Playing with two magnificent swing bowlers meant that Neil Wagner rarely got to do anything with the new ball other than shine it. Bowling in 122 separate innings in his Test career, he only opened the bowling on six of those occasions across four matches. A couple of times it was because they were away in Pakistan or India and only picked two seamers. A couple of times it was because Boult or Southee were injured (and never did he bowl the first over of an innings). Wagner overwhelmingly operated as either first or second change bowler, although in the last innings of his last Test he experienced something new when he was the sixth bowler used. Only time that ever happened to him and he can’t have enjoyed it much because he retired a few weeks later.
Bowled/LBW | Caught | Caught-WK | |
---|---|---|---|
Neil Wagner | 17.31% | 57.31% | 25.00% |
Tim Southee | 27.39% | 42.82% | 29.79% |
Trent Boult | 38.49% | 37.22% | 23.97% |
Kyle Jamieson | 26.25% | 43.75% | 30.00% |
Matt Henry | 21.79% | 44.87% | 33.33% |
Red Ball Specialist
Then again, we cannot rule out the possibility that, at almost 38 years old, Neil Wagner has simply retired from Tests in order to focus on his white-ball career. The wording of the NZ Cricket announcement (“Neil Wagner retires from international cricket”) suggests otherwise... but if a farewell performance is what the people want then perhaps instead of another Test match it could happen in the form of an ODI or T20I debut. Because the crazy aspect to Wagner’s career is that despite his immense success in the Test team he never got to play in either of the other formats.
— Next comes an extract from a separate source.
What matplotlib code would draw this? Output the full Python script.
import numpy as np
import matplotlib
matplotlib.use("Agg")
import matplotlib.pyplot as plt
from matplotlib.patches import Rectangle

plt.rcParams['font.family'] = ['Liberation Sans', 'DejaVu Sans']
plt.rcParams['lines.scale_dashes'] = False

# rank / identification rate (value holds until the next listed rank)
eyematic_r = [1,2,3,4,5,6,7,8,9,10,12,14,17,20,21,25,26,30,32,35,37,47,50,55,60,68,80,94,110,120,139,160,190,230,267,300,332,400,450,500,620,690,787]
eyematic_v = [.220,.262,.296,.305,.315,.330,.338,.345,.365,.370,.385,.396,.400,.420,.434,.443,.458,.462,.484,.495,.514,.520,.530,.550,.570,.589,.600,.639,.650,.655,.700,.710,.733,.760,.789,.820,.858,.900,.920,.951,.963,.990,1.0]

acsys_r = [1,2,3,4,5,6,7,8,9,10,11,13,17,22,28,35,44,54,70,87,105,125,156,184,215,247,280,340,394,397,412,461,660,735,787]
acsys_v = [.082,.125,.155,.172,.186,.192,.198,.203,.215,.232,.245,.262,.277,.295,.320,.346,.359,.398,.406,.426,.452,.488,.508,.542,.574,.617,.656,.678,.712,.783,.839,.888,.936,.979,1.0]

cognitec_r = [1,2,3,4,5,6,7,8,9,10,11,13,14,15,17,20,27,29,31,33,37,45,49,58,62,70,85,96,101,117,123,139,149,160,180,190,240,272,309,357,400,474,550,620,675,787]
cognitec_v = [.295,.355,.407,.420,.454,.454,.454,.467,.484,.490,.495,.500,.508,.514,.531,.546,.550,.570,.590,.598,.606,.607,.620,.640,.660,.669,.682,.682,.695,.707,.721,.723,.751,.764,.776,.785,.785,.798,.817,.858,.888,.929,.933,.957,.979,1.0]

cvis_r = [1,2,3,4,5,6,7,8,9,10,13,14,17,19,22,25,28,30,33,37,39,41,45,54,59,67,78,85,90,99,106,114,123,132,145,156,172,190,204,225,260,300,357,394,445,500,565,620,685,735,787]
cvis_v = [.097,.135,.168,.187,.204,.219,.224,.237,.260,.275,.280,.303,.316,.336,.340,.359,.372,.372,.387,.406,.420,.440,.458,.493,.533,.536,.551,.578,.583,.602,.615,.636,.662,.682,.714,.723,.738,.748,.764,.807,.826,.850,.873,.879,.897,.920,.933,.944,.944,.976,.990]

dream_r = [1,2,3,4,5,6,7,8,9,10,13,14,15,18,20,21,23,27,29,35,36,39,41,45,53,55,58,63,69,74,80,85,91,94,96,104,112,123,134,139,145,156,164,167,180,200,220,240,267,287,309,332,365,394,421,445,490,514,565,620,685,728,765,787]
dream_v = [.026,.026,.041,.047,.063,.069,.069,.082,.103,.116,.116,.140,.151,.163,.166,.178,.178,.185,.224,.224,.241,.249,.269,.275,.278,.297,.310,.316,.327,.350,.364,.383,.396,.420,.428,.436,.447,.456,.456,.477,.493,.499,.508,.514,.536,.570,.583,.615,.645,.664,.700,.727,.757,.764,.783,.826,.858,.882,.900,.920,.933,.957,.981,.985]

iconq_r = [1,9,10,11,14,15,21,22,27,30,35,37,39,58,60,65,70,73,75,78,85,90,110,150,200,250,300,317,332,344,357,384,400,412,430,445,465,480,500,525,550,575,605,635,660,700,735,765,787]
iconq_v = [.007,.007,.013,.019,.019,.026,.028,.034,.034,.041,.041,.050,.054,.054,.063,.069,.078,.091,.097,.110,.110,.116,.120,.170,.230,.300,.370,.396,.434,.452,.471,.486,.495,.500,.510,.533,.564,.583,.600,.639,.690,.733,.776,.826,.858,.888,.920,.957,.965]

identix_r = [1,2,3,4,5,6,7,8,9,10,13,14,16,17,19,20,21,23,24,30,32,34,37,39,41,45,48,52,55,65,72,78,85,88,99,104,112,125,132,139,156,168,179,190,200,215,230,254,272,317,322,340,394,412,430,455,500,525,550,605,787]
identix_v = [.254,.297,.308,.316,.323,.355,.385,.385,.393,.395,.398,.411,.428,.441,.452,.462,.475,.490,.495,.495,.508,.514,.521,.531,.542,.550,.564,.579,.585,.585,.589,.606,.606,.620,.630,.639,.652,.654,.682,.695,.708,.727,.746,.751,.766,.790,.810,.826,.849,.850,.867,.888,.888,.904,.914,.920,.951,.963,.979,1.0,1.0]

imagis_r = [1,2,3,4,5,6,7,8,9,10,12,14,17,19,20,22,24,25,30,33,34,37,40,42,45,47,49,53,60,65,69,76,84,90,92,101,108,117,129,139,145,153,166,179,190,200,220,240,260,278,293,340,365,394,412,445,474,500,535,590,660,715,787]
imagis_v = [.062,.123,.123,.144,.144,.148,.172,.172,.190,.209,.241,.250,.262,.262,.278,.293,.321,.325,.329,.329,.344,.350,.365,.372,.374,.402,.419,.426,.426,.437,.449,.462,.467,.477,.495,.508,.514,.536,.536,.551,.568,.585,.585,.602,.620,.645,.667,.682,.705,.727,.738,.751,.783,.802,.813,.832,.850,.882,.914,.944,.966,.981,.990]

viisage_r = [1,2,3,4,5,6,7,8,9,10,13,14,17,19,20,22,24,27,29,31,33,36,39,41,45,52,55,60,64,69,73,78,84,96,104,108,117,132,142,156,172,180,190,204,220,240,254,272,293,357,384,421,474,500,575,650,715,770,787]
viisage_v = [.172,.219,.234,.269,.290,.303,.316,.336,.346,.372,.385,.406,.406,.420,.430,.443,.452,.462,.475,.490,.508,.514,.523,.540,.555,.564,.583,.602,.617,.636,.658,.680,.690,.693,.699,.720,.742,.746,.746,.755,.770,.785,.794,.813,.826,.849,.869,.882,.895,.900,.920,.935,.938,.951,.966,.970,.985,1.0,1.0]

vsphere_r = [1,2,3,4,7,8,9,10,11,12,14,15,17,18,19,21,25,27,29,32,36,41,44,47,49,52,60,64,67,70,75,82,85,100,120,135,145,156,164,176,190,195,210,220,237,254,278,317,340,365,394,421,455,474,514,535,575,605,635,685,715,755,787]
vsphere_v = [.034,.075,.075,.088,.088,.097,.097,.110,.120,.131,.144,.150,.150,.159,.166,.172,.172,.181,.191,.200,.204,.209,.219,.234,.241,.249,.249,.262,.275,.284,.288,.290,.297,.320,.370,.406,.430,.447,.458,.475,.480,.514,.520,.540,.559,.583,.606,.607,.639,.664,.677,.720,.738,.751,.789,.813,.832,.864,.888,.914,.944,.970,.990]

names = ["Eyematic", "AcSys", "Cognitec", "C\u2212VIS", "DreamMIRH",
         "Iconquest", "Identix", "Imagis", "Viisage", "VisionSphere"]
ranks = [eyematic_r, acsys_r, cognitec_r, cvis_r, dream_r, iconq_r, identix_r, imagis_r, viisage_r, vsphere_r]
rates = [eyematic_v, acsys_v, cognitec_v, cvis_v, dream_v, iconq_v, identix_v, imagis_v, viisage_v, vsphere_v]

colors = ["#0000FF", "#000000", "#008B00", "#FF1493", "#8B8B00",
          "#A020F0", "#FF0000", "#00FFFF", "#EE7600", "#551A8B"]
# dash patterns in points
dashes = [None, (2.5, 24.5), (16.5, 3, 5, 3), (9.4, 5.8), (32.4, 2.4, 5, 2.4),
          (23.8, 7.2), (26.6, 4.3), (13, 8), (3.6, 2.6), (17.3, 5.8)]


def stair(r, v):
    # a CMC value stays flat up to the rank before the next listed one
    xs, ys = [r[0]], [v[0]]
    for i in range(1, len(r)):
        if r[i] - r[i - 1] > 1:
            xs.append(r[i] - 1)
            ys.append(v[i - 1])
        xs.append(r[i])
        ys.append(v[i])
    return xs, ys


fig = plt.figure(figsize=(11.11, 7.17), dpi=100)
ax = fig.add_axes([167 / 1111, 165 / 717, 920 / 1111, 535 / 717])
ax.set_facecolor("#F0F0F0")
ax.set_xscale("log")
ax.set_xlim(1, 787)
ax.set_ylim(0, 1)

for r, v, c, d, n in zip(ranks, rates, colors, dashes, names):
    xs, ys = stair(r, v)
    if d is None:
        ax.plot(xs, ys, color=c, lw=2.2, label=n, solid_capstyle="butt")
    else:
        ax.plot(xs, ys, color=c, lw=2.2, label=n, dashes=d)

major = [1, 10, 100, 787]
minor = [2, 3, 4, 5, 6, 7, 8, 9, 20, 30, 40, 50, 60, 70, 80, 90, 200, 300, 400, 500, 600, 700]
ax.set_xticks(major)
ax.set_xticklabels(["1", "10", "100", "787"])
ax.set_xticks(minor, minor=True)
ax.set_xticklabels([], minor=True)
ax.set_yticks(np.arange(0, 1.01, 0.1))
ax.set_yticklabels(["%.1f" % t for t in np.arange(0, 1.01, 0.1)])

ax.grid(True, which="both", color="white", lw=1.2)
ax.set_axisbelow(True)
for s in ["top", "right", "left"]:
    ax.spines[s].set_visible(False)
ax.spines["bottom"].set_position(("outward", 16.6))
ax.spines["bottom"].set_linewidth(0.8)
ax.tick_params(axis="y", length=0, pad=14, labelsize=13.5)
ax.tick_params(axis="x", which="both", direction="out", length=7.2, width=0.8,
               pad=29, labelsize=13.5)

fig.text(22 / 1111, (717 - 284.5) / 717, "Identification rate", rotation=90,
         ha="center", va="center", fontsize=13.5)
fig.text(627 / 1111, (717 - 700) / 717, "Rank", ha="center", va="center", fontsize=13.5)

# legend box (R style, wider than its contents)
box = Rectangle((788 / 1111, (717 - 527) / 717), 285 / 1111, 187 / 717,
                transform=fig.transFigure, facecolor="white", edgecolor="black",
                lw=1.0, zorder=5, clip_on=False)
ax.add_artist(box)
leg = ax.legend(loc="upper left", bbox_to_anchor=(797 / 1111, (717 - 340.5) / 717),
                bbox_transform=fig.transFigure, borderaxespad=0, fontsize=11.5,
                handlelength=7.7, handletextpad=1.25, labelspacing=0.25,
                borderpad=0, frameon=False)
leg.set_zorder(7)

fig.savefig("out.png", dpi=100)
There are reasons for that. His domestic numbers are really good, more than deserving of an opportunity (List A: 28.62avg/5.35rpo; T20: 26.13avg/8.62rpo), but there’s never been as obvious a spot for him in those national sides. The short stuff is going to get hit a lot more and fielding restrictions only make it harder for him. There’s always going to be at least one spinner in a Blackcaps ODI side and often at least two in the T20s. Plus there are guys like Matt Henry and Lockie Ferguson and Adam Milne who’ve been superb in those formats without being regular Test options (Henry only really becoming a first eleven threat after Trent Boult stepped back – Henry’s last ten Tests have seen him take 41 wickets at 25.82 after he took 31 at 51.54 in his first 13 matches). Plus Wagner himself seems to have been happy to nestle into Test Specialist status.
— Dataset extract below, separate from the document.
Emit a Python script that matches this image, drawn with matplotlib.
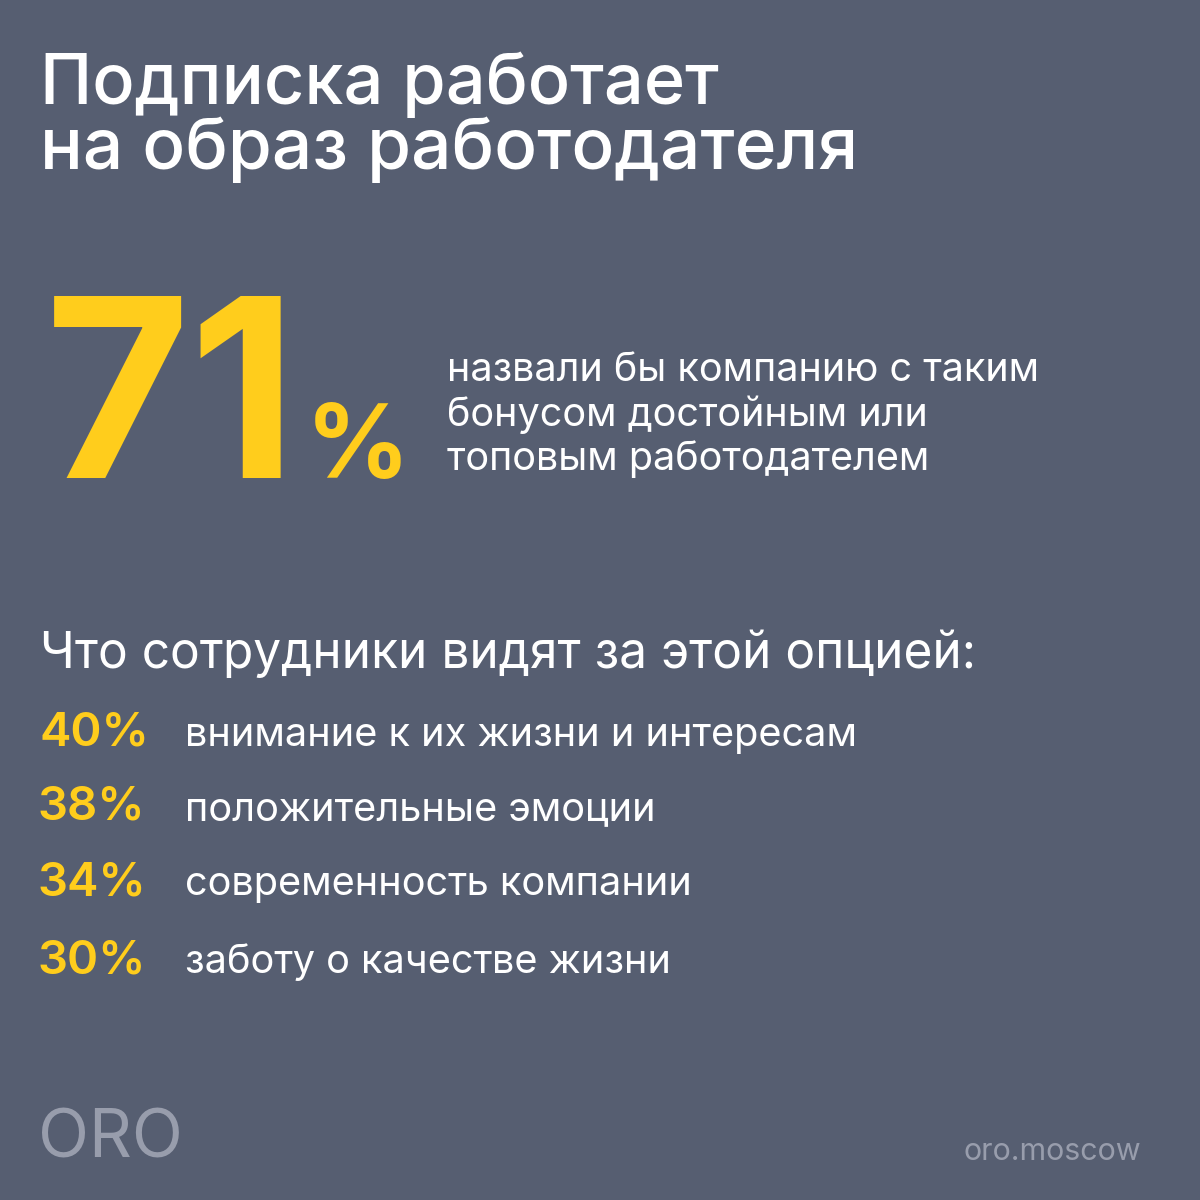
import matplotlib
matplotlib.use("Agg")
import matplotlib.pyplot as plt

# --- data ---
title_lines = ["Подписка работает", "на образ работодателя"]
big_value = "71"
big_desc = ["назвали бы компанию с таким",
            "бонусом достойным или",
            "топовым работодателем"]
subtitle = "Что сотрудники видят за этой опцией:"
shares = [40, 38, 34, 30]
reasons = ["внимание к их жизни и интересам",
           "положительные эмоции",
           "современность компании",
           "заботу о качестве жизни"]

BG = "#565e71"
YELLOW = "#ffcd1c"
WHITE = "#ffffff"
GREY = "#989dac"

plt.rcParams['font.family'] = ['Inter', 'DejaVu Sans']

fig = plt.figure(figsize=(12, 12), dpi=100, facecolor=BG)
ax = fig.add_axes([0, 0, 1, 1])
ax.set_xlim(0, 1200)
ax.set_ylim(1200, 0)
ax.axis('off')
ax.set_facecolor(BG)
renderer = fig.canvas.get_renderer()


def fit_text(s, x0, x1, y, color, weight='normal', size=30, ha='left'):
    # scale the font so the text spans from x0 to x1 (pixels)
    t = ax.text(x0 if ha == 'left' else x1, y, s, color=color,
                fontsize=size, fontweight=weight, ha=ha, va='baseline')
    w = t.get_window_extent(renderer).width
    t.set_fontsize(size * (x1 - x0) / w)
    return t


# title
fit_text(title_lines[0], 40, 720, 104, WHITE, weight='medium', size=48)
fit_text(title_lines[1], 40, 858, 169, WHITE, weight='medium', size=48)

# big number
fit_text(big_value, 45, 298, 478, YELLOW, weight='bold', size=170)
fit_text("%", 306, 410, 478, YELLOW, weight='bold', size=90)
desc_base = [381, 426, 470]
fit_text(big_desc[0], 447, 1040, desc_base[0], WHITE, size=26)
ref = ax.texts[-1].get_fontsize()
for s, y in zip(big_desc[1:], desc_base[1:]):
    ax.text(447, y, s, color=WHITE, fontsize=ref, va='baseline')

# list
fit_text(subtitle, 40, 976, 668, WHITE, size=36)
row_base = [746, 820, 895, 973]
fit_text(reasons[0], 185, 858, row_base[0], WHITE, size=28)
lab_size = ax.texts[-1].get_fontsize()
fit_text(f"{shares[0]}%", 40, 150, row_base[0], YELLOW, weight='semibold', size=36)
pct_size = ax.texts[-1].get_fontsize()
for v, r, y in zip(shares[1:], reasons[1:], row_base[1:]):
    ax.text(38, y, f"{v}%", color=YELLOW, fontsize=pct_size,
            fontweight='semibold', va='baseline')
    ax.text(185, y, r, color=WHITE, fontsize=lab_size, va='baseline')

# footer
fit_text("ORO", 38, 183, 1158, GREY, weight='normal', size=50)
fit_text("oro.moscow", 963, 1141, 1160, GREY, size=20, ha='right')

fig.savefig("out.png", dpi=100, facecolor=BG)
Still, to never play in either white-ball format is a wild outcome for a hombre who averages sub-30 in all three domestically. There have been other Test Specialists but they usually get a few tours in there somewhere for the other stuff. BJ Watling began his career as a stroke-playing opening bat. Chris Martin was capped in all three formats. Mate, even Mark Richardson played a handful of One Day Internationals. And because we play much more now than we used to, the fellas who played before the advent of limited overs international cricket also can’t match Neil Wagner.
Most Tests For NZ Without Ever Playing ODI or T20I
Neil Wagner – 64
John R Reid – 58
Bert Sutcliffe – 42
Graham Dowling – 39
Dick Motz – 32
Tony MacGibbon – 26
Noel McGregor – 25
Jeet Raval – 24
Jack Alabaster – 21
Bob Cunis – 20
Ross Morgan – 20
If you’re wincing to recognise some of those names, that’s because other than Wagner and Raval they all played in the pre-ODI era. And there’s a 40-match difference between Wagner and Raval. Amongst worldwide players, the next most Tests without a white-ball cap appears to be Ollie Pope with 42 matches for England.
Nightwatchman
On top of all that, we cannot ignore the fact that Wagner was a more than handy batsman too. He scored 875 runs across his career, averaging 14.58, with a top score of 66-not-out against the West Indies in 2020. He scored those runs off just 42 deliveries (157 strike-rate), hitting 8 fours and 4 sixes. That was his only fifty, however he did score 49 against South Africa in 2022 and 47 against Bangladesh in 2019.
He slugs a ball a fair distance, but Wagner also has a profound defensive game which is what earned him nightwatchman duties for much of his career. On six occasions he got to bat inside the top six and that includes both of those 40-range scores, although the bulk of Test runs came at number ten. You could even make the case that his most notable contribution in that final appearance, against South Africa, was the very crucial 33 runs he added late in the first innings, taking a chunk out of the deficit to swing some momentum back in his team’s favour in a game they ended up winning by seven wickets.
And there you go, 3000 words of Neil Wagner statistics... but the thing about Wags is that, more than almost anyone, the stats cannot tell the full story. It wasn’t just the wickets, it’s how he went about getting those wickets. It’s the heart and the passion and the inexhaustible spirit. The feeling that here was a man who’d run through a brick wall in support of the cause. Nobody roared louder when a wicket fell. When adversity reared its head, it seemed to feed him rather than drain him... and in a sport as ruthless as Test cricket, which is so often decided by that attritional toll over the five days, that’s an immeasurable trait to possess within a team. That’s Neil Wagner for ya. A lion of a cricketer and a champion of bloke.